Service Measurement and Reporting — The CSI Way (But With Charts)
"If you can't measure it, you can't improve it — and you probably just have opinions."
You remember the CSI Approach and the high-level CSI Overview we covered earlier. Now we go from strategy and ideas to cold, quantifiable truth: how do we actually know if a service is getting better? This module builds on Service Operation practices (where stuff happens and things either work or explode) and shows you how to measure, report, and turn data into action — not dashboards that look pretty and then get ignored.
Why measurement and reporting matter (without sounding like a spreadsheet cult)
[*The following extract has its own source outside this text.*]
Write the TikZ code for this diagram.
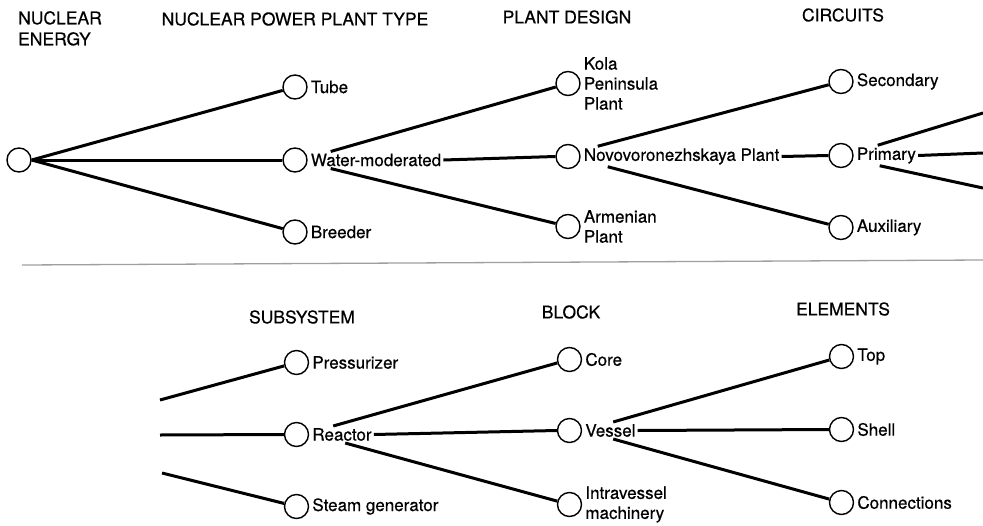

- Service Operation keeps the lights on. CSI asks: can the lights be brighter, cheaper, and less likely to flicker?
- Measurement gives you evidence. Reporting gives you narrative. Together they create the feedback loop that feeds the CSI register and the PDCA cycle.
Ask yourself: are your reports motivating action or providing an elegant way to avoid it?
The building blocks: CSFs, KPIs, metrics, and baselines
- Critical Success Factors (CSFs): High-level outcomes the business needs from a service. Think: ‘customers get 99.5% availability during core hours’.
- Key Performance Indicators (KPIs): How you measure whether a CSF is being achieved. Example: ‘monthly availability %’. KPIs are tied to targets.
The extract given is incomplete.